Verfahrenspfleger bei Nachlasspflegschaft

  • Wie wird folgender Fall von Rechtspfleger-Seite aus gesehen:

    Es besteht eine Nachlasspflegschaft. Einziger Nachlassgegenstand ist eine unbewohnte Immobilie. Der Nachlasspfleger hat keinen Cent, um die Unterhaltung und die Verkehrssicherungspflicht der Immobilie zu gewährleisten. Alle bekanntgewordenen Erben haben die Erbschaft ausgeschlagen.
    Mit Zustimmung der dinglichen Grundschuldgläubigerin verkauft der Nachlasspfleger unter Berücksichtigung der Marktsituation und zur Abwendung eines drohenden Zwangsversteigerungsverfahren die Immobilie für 90 % des gutachterlich festgestellten Verkehrswertes und beantragt hierzu die nachlassgerichtliche Genehmigung.
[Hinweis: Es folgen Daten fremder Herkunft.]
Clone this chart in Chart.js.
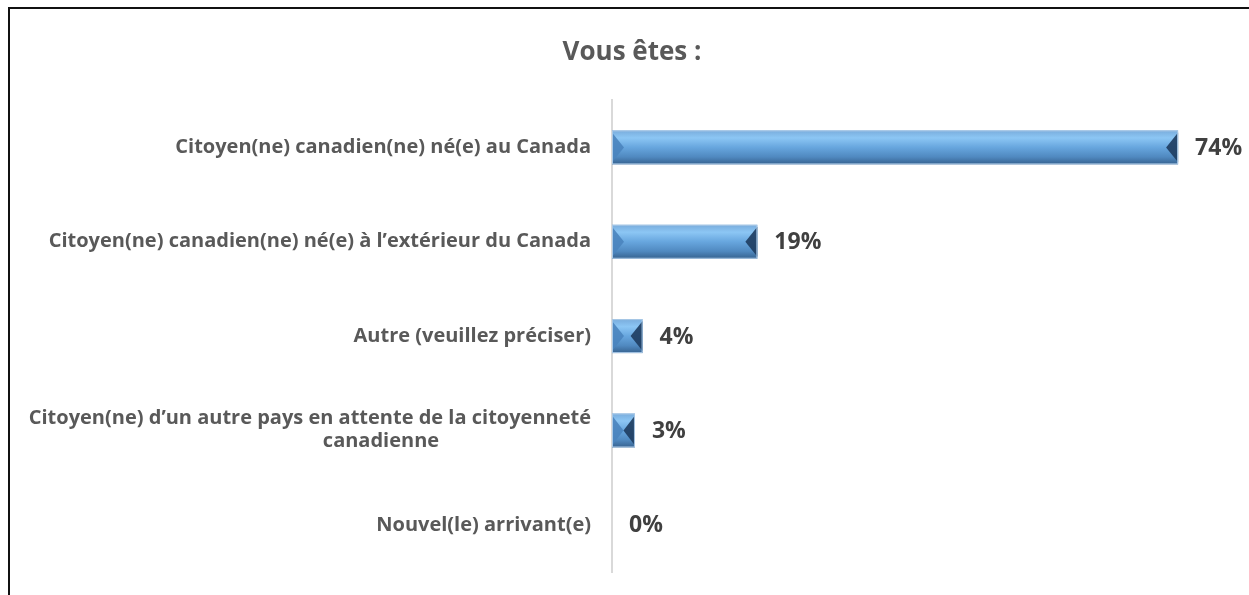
<!DOCTYPE html>
<html lang="fr">
<head>
  <meta charset="UTF-8" />
  <title>Vous êtes :</title>
  <script src="https://cdn.jsdelivr.net/npm/chart.js"></script>
  <style>
    html, body { margin: 0; padding: 0; background: #fff; overflow: hidden; }
    .frame { position: absolute; left: 8px; top: 7px; width: 1300px; height: 700px;
             border-left: 2px solid #111; border-top: 2px solid #111; }
    .wrap { position: absolute; left: 0; top: 0; width: 1249px; height: 595px; }
  </style>
</head>
<body>
  <div class="frame"></div>
  <div class="wrap"><canvas id="chart"></canvas></div>

  <script>
    // chart data
    const categories = [
      'Citoyen(ne) canadien(ne) né(e) au Canada',
      'Citoyen(ne) canadien(ne) né(e) à l’extérieur du Canada',
      'Autre (veuillez préciser)',
      ['Citoyen(ne) d’un autre pays en attente de la citoyenneté', 'canadienne'],
      'Nouvel(le) arrivant(e)'
    ];
    const values = [74, 19, 4, 3, 0];
    const chartTitle = 'Vous êtes :';

    const FONT = '"Open Sans", Lato, sans-serif';

    // category labels drawn by hand so the 2-line one wraps like the original
    const catLabels = {
      id: 'catLabels',
      afterDraw(chart) {
        const ctx = chart.ctx;
        const y = chart.scales.y;
        const right = chart.chartArea.left - 21;
        ctx.save();
        ctx.fillStyle = '#595959';
        ctx.font = 'bold 20px ' + FONT;
        ctx.textBaseline = 'middle';
        categories.forEach((lab, i) => {
          const cy = y.getPixelForTick(i);
          if (Array.isArray(lab)) {
            ctx.textAlign = 'right';
            ctx.fillText(lab[0], right, cy - 12);
            ctx.textAlign = 'center';
            ctx.fillText(lab[1], right - 210, cy + 11);
          } else {
            ctx.textAlign = 'right';
            ctx.fillText(lab, right, cy);
          }
        });
        ctx.restore();
      }
    };

    // bevel look + value labels
    const bevel = {
      id: 'bevel',
      afterDatasetsDraw(chart) {
        const ctx = chart.ctx;
        const meta = chart.getDatasetMeta(0);
        ctx.save();
        meta.data.forEach((bar, i) => {
          const x0 = bar.base, x1 = bar.x;
          const top = bar.y - bar.height / 2, bot = bar.y + bar.height / 2;
          const mid = bar.y;
          const w = x1 - x0;
          if (w >= 1) {
            const g = ctx.createLinearGradient(0, top, 0, bot);
            g.addColorStop(0, '#79acdc');
            g.addColorStop(0.22, '#8cc6f4');
            g.addColorStop(0.5, '#67a6de');
            g.addColorStop(0.78, '#5089c0');
            g.addColorStop(1, '#36628f');
            ctx.fillStyle = g;
            ctx.fillRect(x0, top, w, bot - top);
            const b = Math.min(12, w / 2);
            // left cap
            ctx.fillStyle = 'rgba(74,132,190,0.9)';
            ctx.beginPath();
            ctx.moveTo(x0, top + 2); ctx.lineTo(x0 + b, mid); ctx.lineTo(x0, bot - 2);
            ctx.closePath(); ctx.fill();
            // right cap
            ctx.fillStyle = 'rgba(32,62,98,0.92)';
            ctx.beginPath();
            ctx.moveTo(x1, top + 2); ctx.lineTo(x1 - b, mid); ctx.lineTo(x1, bot - 2);
            ctx.closePath(); ctx.fill();
            ctx.strokeStyle = '#a9c8e6';
            ctx.lineWidth = 1;
            ctx.strokeRect(x0 + 0.5, top + 0.5, w - 1, bot - top - 1);
          }
          ctx.fillStyle = '#404040';
          ctx.font = 'bold 23px ' + FONT;
          ctx.textAlign = 'left';
          ctx.textBaseline = 'middle';
          ctx.fillText(values[i] + '%', x1 + 17, bar.y + 1);
        });
        ctx.restore();
      }
    };

    new Chart(document.getElementById('chart'), {
      type: 'bar',
      data: {
        labels: categories,
        datasets: [{
          data: values,
          backgroundColor: 'rgba(0,0,0,0)',
          categoryPercentage: 1,
          barPercentage: 0.36
        }]
      },
      options: {
        indexAxis: 'y',
        responsive: true,
        maintainAspectRatio: false,
        animation: false,
        layout: { padding: { left: 40, right: 25, top: 0, bottom: 23 } },
        plugins: {
          legend: { display: false },
          tooltip: { enabled: false },
          title: {
            display: true,
            text: chartTitle,
            color: '#595959',
            font: { family: FONT, size: 26, weight: 'bold' },
            padding: { top: 37, bottom: 32 }
          }
        },
        scales: {
          x: { display: false, min: 0, max: 80 },
          y: {
            grid: { display: false },
            border: { display: true, color: '#d9d9d9', width: 2 },
            ticks: { display: false },
            afterFit(scale) { scale.width = 572; }
          }
        }
      },
      plugins: [catLabels, bevel]
    });
  </script>
</body>
</html>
Das Nachlassgericht bestellt nunmehr im Genehmigungsverfahren einen Verfahrenspfleger für die unbekannten Erben.
    Inwieweit können Einwendungen des Verfahrenspflegers Einfluss auf die nachlassgerichtliche Entscheidung nehmen oder wird der Verfahrenspfleger nur für die Entgegennahme des Genehmigungsbeschlusses bestellt ?

  • m. E. kann der Verfahrenspfleger alle möglichen Erklärungen im Vorfeld der Entscheidung abgeben, vgl. Zöller, 27. Auf. Anm. 9 zu § 57 mit Hinweis auf Anm. 10 zu § 81. Demnach nimmt er vorab Einfluss auf die Entscheidung. Wobei dies doch eigentlich kein Problem sein sollte, wenn der Nachlasspfleger guten Gewissens die Genehmigung beantragt. 90% vom festgestellten Wert ist meist völlig ok.

  • Da der Verfahrenspfleger die unbekannten Erben vertritt, kann und soll er zu dem Vertrag (aus der Sicht der Erben) Stellung nehmen.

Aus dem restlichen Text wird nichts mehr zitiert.